◆ Information supplied

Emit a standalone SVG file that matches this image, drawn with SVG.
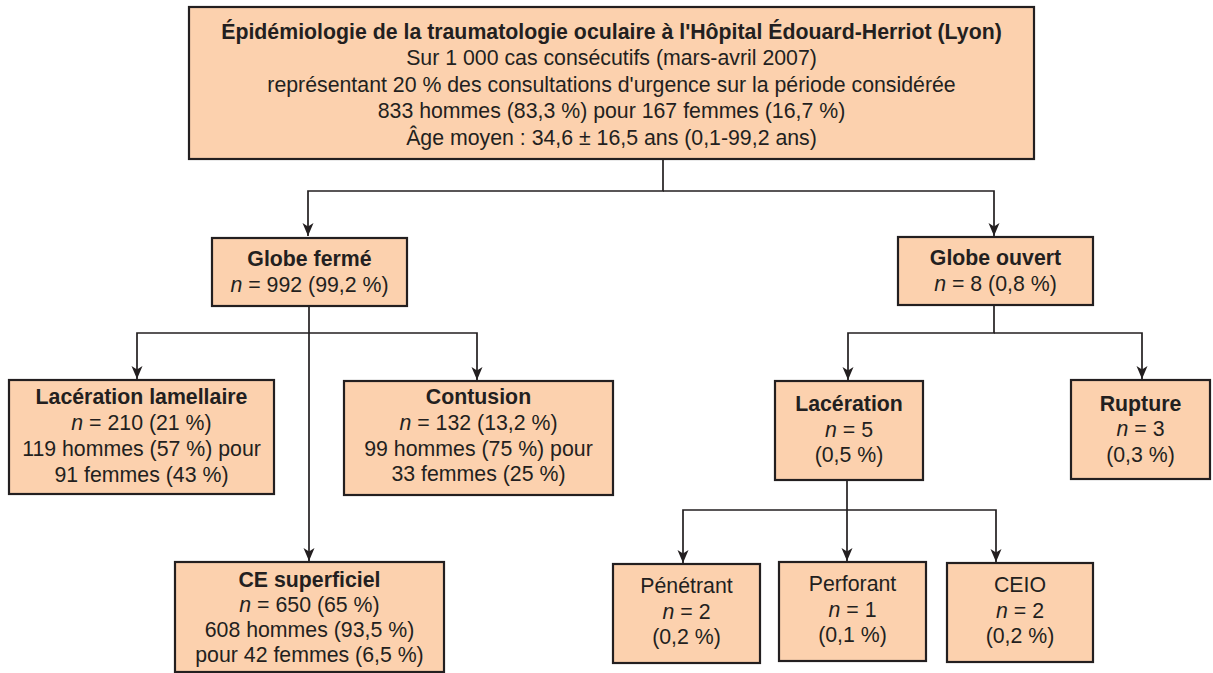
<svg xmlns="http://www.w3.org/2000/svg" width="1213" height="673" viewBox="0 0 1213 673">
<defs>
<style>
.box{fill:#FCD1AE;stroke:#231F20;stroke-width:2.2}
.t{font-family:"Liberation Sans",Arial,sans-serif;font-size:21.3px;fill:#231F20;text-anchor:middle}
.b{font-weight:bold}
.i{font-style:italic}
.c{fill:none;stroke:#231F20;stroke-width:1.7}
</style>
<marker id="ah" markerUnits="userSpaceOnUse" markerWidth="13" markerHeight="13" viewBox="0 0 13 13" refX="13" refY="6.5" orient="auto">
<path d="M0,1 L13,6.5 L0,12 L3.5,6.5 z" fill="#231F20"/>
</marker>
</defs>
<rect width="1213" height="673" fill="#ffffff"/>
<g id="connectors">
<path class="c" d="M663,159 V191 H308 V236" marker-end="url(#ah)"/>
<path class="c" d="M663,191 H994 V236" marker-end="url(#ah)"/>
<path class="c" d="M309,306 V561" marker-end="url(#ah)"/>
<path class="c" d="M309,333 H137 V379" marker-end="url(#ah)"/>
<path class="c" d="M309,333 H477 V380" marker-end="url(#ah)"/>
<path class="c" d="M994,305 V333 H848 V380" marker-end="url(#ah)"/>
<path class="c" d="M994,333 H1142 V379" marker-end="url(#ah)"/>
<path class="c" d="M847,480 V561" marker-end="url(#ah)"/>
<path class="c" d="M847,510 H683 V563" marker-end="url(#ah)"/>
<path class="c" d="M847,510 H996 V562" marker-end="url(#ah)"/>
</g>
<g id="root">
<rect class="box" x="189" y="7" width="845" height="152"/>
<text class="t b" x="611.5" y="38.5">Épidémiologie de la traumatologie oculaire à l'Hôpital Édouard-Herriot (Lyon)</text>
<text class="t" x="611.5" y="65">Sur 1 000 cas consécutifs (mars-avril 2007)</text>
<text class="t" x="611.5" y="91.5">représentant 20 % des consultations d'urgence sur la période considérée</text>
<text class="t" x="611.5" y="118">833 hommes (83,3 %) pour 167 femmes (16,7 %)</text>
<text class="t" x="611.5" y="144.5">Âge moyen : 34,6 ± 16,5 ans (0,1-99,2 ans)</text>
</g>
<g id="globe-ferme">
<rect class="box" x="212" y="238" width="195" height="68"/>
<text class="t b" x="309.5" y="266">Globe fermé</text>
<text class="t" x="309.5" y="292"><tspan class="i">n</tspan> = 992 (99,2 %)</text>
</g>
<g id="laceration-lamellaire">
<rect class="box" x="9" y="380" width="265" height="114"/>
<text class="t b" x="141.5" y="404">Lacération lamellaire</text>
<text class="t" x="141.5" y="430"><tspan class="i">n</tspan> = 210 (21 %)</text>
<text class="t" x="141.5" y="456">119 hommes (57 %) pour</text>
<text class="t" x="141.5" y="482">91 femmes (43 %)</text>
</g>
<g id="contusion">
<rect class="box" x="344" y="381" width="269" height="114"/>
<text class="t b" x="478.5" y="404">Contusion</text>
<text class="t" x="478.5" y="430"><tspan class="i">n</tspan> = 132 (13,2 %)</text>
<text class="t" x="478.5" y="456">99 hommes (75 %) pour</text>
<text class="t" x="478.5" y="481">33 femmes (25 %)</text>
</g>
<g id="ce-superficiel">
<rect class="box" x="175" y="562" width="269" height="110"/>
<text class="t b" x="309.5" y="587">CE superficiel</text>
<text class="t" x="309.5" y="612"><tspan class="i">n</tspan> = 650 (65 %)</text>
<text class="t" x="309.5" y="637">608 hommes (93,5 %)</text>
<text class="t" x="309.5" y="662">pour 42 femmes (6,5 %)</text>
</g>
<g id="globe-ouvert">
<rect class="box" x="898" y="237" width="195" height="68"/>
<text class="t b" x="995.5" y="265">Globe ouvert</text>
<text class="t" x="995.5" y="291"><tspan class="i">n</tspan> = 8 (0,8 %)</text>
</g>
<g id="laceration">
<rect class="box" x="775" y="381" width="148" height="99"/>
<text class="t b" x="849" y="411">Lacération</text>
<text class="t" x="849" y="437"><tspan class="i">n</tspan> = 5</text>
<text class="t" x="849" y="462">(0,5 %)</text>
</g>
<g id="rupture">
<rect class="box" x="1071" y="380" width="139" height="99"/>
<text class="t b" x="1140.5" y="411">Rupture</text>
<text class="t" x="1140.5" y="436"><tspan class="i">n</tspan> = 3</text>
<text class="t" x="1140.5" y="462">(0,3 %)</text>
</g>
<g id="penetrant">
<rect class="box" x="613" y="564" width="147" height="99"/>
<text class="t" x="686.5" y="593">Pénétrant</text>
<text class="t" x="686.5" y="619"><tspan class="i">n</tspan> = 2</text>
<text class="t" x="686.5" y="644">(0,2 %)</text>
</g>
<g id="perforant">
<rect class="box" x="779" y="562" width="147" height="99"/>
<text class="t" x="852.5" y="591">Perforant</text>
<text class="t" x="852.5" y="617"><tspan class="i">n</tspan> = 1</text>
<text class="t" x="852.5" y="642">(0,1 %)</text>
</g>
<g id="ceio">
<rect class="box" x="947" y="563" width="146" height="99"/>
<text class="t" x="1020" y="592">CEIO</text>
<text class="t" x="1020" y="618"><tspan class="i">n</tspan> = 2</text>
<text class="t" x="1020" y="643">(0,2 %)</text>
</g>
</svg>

◆ Given task
Copy out each line exactly, without the pictures.

◆ Solved problem
Emit a standalone SVG file that matches this image, drawn with SVG.
<svg xmlns="http://www.w3.org/2000/svg" width="1213" height="673" viewBox="0 0 1213 673">
<defs>
<style>
.box{fill:#FCD1AE;stroke:#231F20;stroke-width:2.2}
.t{font-family:"Liberation Sans",Arial,sans-serif;font-size:21.3px;fill:#231F20;text-anchor:middle}
.b{font-weight:bold}
.i{font-style:italic}
.c{fill:none;stroke:#231F20;stroke-width:1.7}
</style>
<marker id="ah" markerUnits="userSpaceOnUse" markerWidth="13" markerHeight="13" viewBox="0 0 13 13" refX="13" refY="6.5" orient="auto">
<path d="M0,1 L13,6.5 L0,12 L3.5,6.5 z" fill="#231F20"/>
</marker>
</defs>
<rect width="1213" height="673" fill="#ffffff"/>
<g id="connectors">
<path class="c" d="M663,159 V191 H308 V236" marker-end="url(#ah)"/>
<path class="c" d="M663,191 H994 V236" marker-end="url(#ah)"/>
<path class="c" d="M309,306 V561" marker-end="url(#ah)"/>
<path class="c" d="M309,333 H137 V379" marker-end="url(#ah)"/>
<path class="c" d="M309,333 H477 V380" marker-end="url(#ah)"/>
<path class="c" d="M994,305 V333 H848 V380" marker-end="url(#ah)"/>
<path class="c" d="M994,333 H1142 V379" marker-end="url(#ah)"/>
<path class="c" d="M847,480 V561" marker-end="url(#ah)"/>
<path class="c" d="M847,510 H683 V563" marker-end="url(#ah)"/>
<path class="c" d="M847,510 H996 V562" marker-end="url(#ah)"/>
</g>
<g id="root">
<rect class="box" x="189" y="7" width="845" height="152"/>
<text class="t b" x="611.5" y="38.5">Épidémiologie de la traumatologie oculaire à l'Hôpital Édouard-Herriot (Lyon)</text>
<text class="t" x="611.5" y="65">Sur 1 000 cas consécutifs (mars-avril 2007)</text>
<text class="t" x="611.5" y="91.5">représentant 20 % des consultations d'urgence sur la période considérée</text>
<text class="t" x="611.5" y="118">833 hommes (83,3 %) pour 167 femmes (16,7 %)</text>
<text class="t" x="611.5" y="144.5">Âge moyen : 34,6 ± 16,5 ans (0,1-99,2 ans)</text>
</g>
<g id="globe-ferme">
<rect class="box" x="212" y="238" width="195" height="68"/>
<text class="t b" x="309.5" y="266">Globe fermé</text>
<text class="t" x="309.5" y="292"><tspan class="i">n</tspan> = 992 (99,2 %)</text>
</g>
<g id="laceration-lamellaire">
<rect class="box" x="9" y="380" width="265" height="114"/>
<text class="t b" x="141.5" y="404">Lacération lamellaire</text>
<text class="t" x="141.5" y="430"><tspan class="i">n</tspan> = 210 (21 %)</text>
<text class="t" x="141.5" y="456">119 hommes (57 %) pour</text>
<text class="t" x="141.5" y="482">91 femmes (43 %)</text>
</g>
<g id="contusion">
<rect class="box" x="344" y="381" width="269" height="114"/>
<text class="t b" x="478.5" y="404">Contusion</text>
<text class="t" x="478.5" y="430"><tspan class="i">n</tspan> = 132 (13,2 %)</text>
<text class="t" x="478.5" y="456">99 hommes (75 %) pour</text>
<text class="t" x="478.5" y="481">33 femmes (25 %)</text>
</g>
<g id="ce-superficiel">
<rect class="box" x="175" y="562" width="269" height="110"/>
<text class="t b" x="309.5" y="587">CE superficiel</text>
<text class="t" x="309.5" y="612"><tspan class="i">n</tspan> = 650 (65 %)</text>
<text class="t" x="309.5" y="637">608 hommes (93,5 %)</text>
<text class="t" x="309.5" y="662">pour 42 femmes (6,5 %)</text>
</g>
<g id="globe-ouvert">
<rect class="box" x="898" y="237" width="195" height="68"/>
<text class="t b" x="995.5" y="265">Globe ouvert</text>
<text class="t" x="995.5" y="291"><tspan class="i">n</tspan> = 8 (0,8 %)</text>
</g>
<g id="laceration">
<rect class="box" x="775" y="381" width="148" height="99"/>
<text class="t b" x="849" y="411">Lacération</text>
<text class="t" x="849" y="437"><tspan class="i">n</tspan> = 5</text>
<text class="t" x="849" y="462">(0,5 %)</text>
</g>
<g id="rupture">
<rect class="box" x="1071" y="380" width="139" height="99"/>
<text class="t b" x="1140.5" y="411">Rupture</text>
<text class="t" x="1140.5" y="436"><tspan class="i">n</tspan> = 3</text>
<text class="t" x="1140.5" y="462">(0,3 %)</text>
</g>
<g id="penetrant">
<rect class="box" x="613" y="564" width="147" height="99"/>
<text class="t" x="686.5" y="593">Pénétrant</text>
<text class="t" x="686.5" y="619"><tspan class="i">n</tspan> = 2</text>
<text class="t" x="686.5" y="644">(0,2 %)</text>
</g>
<g id="perforant">
<rect class="box" x="779" y="562" width="147" height="99"/>
<text class="t" x="852.5" y="591">Perforant</text>
<text class="t" x="852.5" y="617"><tspan class="i">n</tspan> = 1</text>
<text class="t" x="852.5" y="642">(0,1 %)</text>
</g>
<g id="ceio">
<rect class="box" x="947" y="563" width="146" height="99"/>
<text class="t" x="1020" y="592">CEIO</text>
<text class="t" x="1020" y="618"><tspan class="i">n</tspan> = 2</text>
<text class="t" x="1020" y="643">(0,2 %)</text>
</g>
</svg>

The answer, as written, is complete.